### [WHAT IS REQUIRED]
Leave out the pictures and copy everything else below exactly.

### [SUPPLIED DATA]
----

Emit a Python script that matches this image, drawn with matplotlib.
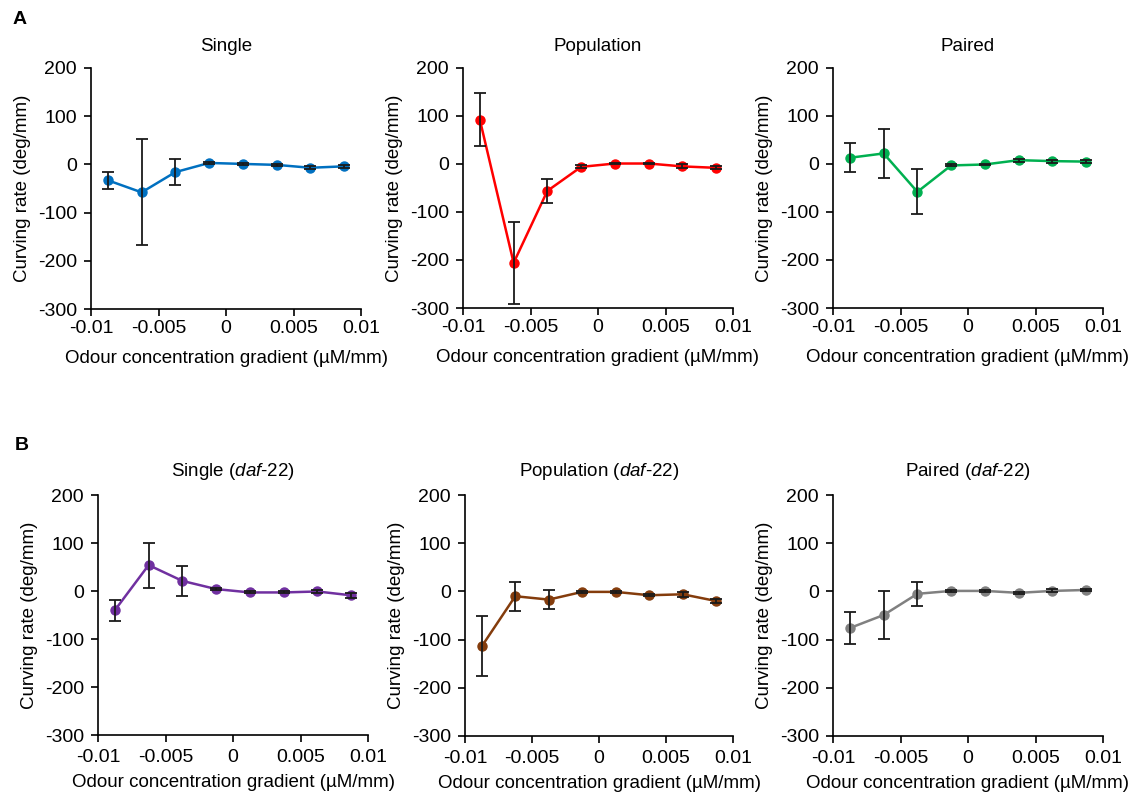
import matplotlib
matplotlib.use("Agg")
import matplotlib.pyplot as plt

plt.rcParams['font.family'] = ['Liberation Sans', 'DejaVu Sans']
plt.rcParams['mathtext.fontset'] = 'custom'
plt.rcParams['mathtext.rm'] = 'Liberation Sans'
plt.rcParams['mathtext.it'] = 'Liberation Sans:italic'
plt.rcParams['axes.unicode_minus'] = False

x = [-0.00875, -0.00625, -0.00375, -0.00125, 0.00125, 0.00375, 0.00625, 0.00875]

single_y = [-33, -58, -16, 3, 1, -1, -7, -4]
single_e = [17, 110, 27, 2, 2, 2, 3, 3]
population_y = [92, -206, -56, -6, 1, 1, -5, -8]
population_e = [55, 86, 25, 3, 2, 2, 4, 3]
paired_y = [13, 22, -58, -3, -1, 8, 6, 5]
paired_e = [30, 51, 47, 2, 2, 3, 3, 3]
single_daf_y = [-40, 54, 21, 4, -3, -3, -1, -9]
single_daf_e = [22, 47, 32, 2, 2, 2, 4, 5]
population_daf_y = [-114, -10, -17, -1, -1, -8, -6, -20]
population_daf_e = [62, 30, 20, 2, 2, 2, 5, 5]
paired_daf_y = [-76, -49, -5, 1, 1, -3, 1, 3]
paired_daf_e = [34, 50, 25, 2, 2, 2, 3, 3]

titles = ["Single", "Population", "Paired",
          "Single ($\\it{daf}$-$\\it{22}$)", "Population ($\\it{daf}$-$\\it{22}$)",
          "Paired ($\\it{daf}$-$\\it{22}$)"]
ys = [single_y, population_y, paired_y, single_daf_y, population_daf_y, paired_daf_y]
es = [single_e, population_e, paired_e, single_daf_e, population_daf_e, paired_daf_e]
colors = ["#0070C0", "#FF0000", "#00B050", "#7030A0", "#843C0C", "#808080"]

xticks = [-0.01, -0.005, 0, 0.005, 0.01]
xticklabels = ["-0.01", "-0.005", "0", "0.005", "0.01"]
yticks = [-300, -200, -100, 0, 100, 200]

W, H = 1129, 801
boxes = [(91, 361, 68, 309), (463, 733, 68, 308), (833, 1103, 68, 308),
         (98, 368, 495, 735), (465, 733, 495, 736), (833, 1103, 495, 736)]

fig = plt.figure(figsize=(W / 100, H / 100), dpi=100)
for i in range(6):
    l, r, t, b = boxes[i]
    ax = fig.add_axes([l / W, 1 - b / H, (r - l) / W, (b - t) / H])
    ax.errorbar(x, ys[i], yerr=es[i], fmt='none', ecolor='#1a1a1a', elinewidth=1.3,
                capsize=4, capthick=1.3, zorder=3)
    ax.plot(x, ys[i], '-o', color=colors[i], lw=1.8, ms=6.5, zorder=2)
    ax.set_xlim(-0.01, 0.01)
    ax.set_ylim(-300, 200)
    ax.set_xticks(xticks)
    ax.set_xticklabels(xticklabels)
    ax.set_yticks(yticks)
    ax.spines['top'].set_visible(False)
    ax.spines['right'].set_visible(False)
    for s in ['left', 'bottom']:
        ax.spines[s].set_linewidth(1.2)
    ax.tick_params(direction='out', length=5, width=1.2, labelsize=14)
    ax.tick_params(axis='y', pad=5)
    ax.tick_params(axis='x', pad=3 if i < 3 else 5)
    ax.set_title(titles[i], fontsize=13.5, pad=12 if i < 3 else 14)
    ax.set_xlabel("Odour concentration gradient (µM/mm)", fontsize=13.5,
                  labelpad=9 if i < 3 else 6)
    ax.set_ylabel("Curving rate (deg/mm)", fontsize=13.5, labelpad=5)

fig.text(13 / W, 1 - 20 / H, "A", fontsize=14, fontweight='bold', va='center', ha='left')
fig.text(15 / W, 1 - 445 / H, "B", fontsize=14, fontweight='bold', va='center', ha='left')

fig.savefig("out.png", dpi=100)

----

### [RESPONSE]
Emit a Python script that matches this image, drawn with matplotlib.
import matplotlib
matplotlib.use("Agg")
import matplotlib.pyplot as plt

plt.rcParams['font.family'] = ['Liberation Sans', 'DejaVu Sans']
plt.rcParams['mathtext.fontset'] = 'custom'
plt.rcParams['mathtext.rm'] = 'Liberation Sans'
plt.rcParams['mathtext.it'] = 'Liberation Sans:italic'
plt.rcParams['axes.unicode_minus'] = False

x = [-0.00875, -0.00625, -0.00375, -0.00125, 0.00125, 0.00375, 0.00625, 0.00875]

single_y = [-33, -58, -16, 3, 1, -1, -7, -4]
single_e = [17, 110, 27, 2, 2, 2, 3, 3]
population_y = [92, -206, -56, -6, 1, 1, -5, -8]
population_e = [55, 86, 25, 3, 2, 2, 4, 3]
paired_y = [13, 22, -58, -3, -1, 8, 6, 5]
paired_e = [30, 51, 47, 2, 2, 3, 3, 3]
single_daf_y = [-40, 54, 21, 4, -3, -3, -1, -9]
single_daf_e = [22, 47, 32, 2, 2, 2, 4, 5]
population_daf_y = [-114, -10, -17, -1, -1, -8, -6, -20]
population_daf_e = [62, 30, 20, 2, 2, 2, 5, 5]
paired_daf_y = [-76, -49, -5, 1, 1, -3, 1, 3]
paired_daf_e = [34, 50, 25, 2, 2, 2, 3, 3]

titles = ["Single", "Population", "Paired",
          "Single ($\\it{daf}$-$\\it{22}$)", "Population ($\\it{daf}$-$\\it{22}$)",
          "Paired ($\\it{daf}$-$\\it{22}$)"]
ys = [single_y, population_y, paired_y, single_daf_y, population_daf_y, paired_daf_y]
es = [single_e, population_e, paired_e, single_daf_e, population_daf_e, paired_daf_e]
colors = ["#0070C0", "#FF0000", "#00B050", "#7030A0", "#843C0C", "#808080"]

xticks = [-0.01, -0.005, 0, 0.005, 0.01]
xticklabels = ["-0.01", "-0.005", "0", "0.005", "0.01"]
yticks = [-300, -200, -100, 0, 100, 200]

W, H = 1129, 801
boxes = [(91, 361, 68, 309), (463, 733, 68, 308), (833, 1103, 68, 308),
         (98, 368, 495, 735), (465, 733, 495, 736), (833, 1103, 495, 736)]

fig = plt.figure(figsize=(W / 100, H / 100), dpi=100)
for i in range(6):
    l, r, t, b = boxes[i]
    ax = fig.add_axes([l / W, 1 - b / H, (r - l) / W, (b - t) / H])
    ax.errorbar(x, ys[i], yerr=es[i], fmt='none', ecolor='#1a1a1a', elinewidth=1.3,
                capsize=4, capthick=1.3, zorder=3)
    ax.plot(x, ys[i], '-o', color=colors[i], lw=1.8, ms=6.5, zorder=2)
    ax.set_xlim(-0.01, 0.01)
    ax.set_ylim(-300, 200)
    ax.set_xticks(xticks)
    ax.set_xticklabels(xticklabels)
    ax.set_yticks(yticks)
    ax.spines['top'].set_visible(False)
    ax.spines['right'].set_visible(False)
    for s in ['left', 'bottom']:
        ax.spines[s].set_linewidth(1.2)
    ax.tick_params(direction='out', length=5, width=1.2, labelsize=14)
    ax.tick_params(axis='y', pad=5)
    ax.tick_params(axis='x', pad=3 if i < 3 else 5)
    ax.set_title(titles[i], fontsize=13.5, pad=12 if i < 3 else 14)
    ax.set_xlabel("Odour concentration gradient (µM/mm)", fontsize=13.5,
                  labelpad=9 if i < 3 else 6)
    ax.set_ylabel("Curving rate (deg/mm)", fontsize=13.5, labelpad=5)

fig.text(13 / W, 1 - 20 / H, "A", fontsize=14, fontweight='bold', va='center', ha='left')
fig.text(15 / W, 1 - 445 / H, "B", fontsize=14, fontweight='bold', va='center', ha='left')

fig.savefig("out.png", dpi=100)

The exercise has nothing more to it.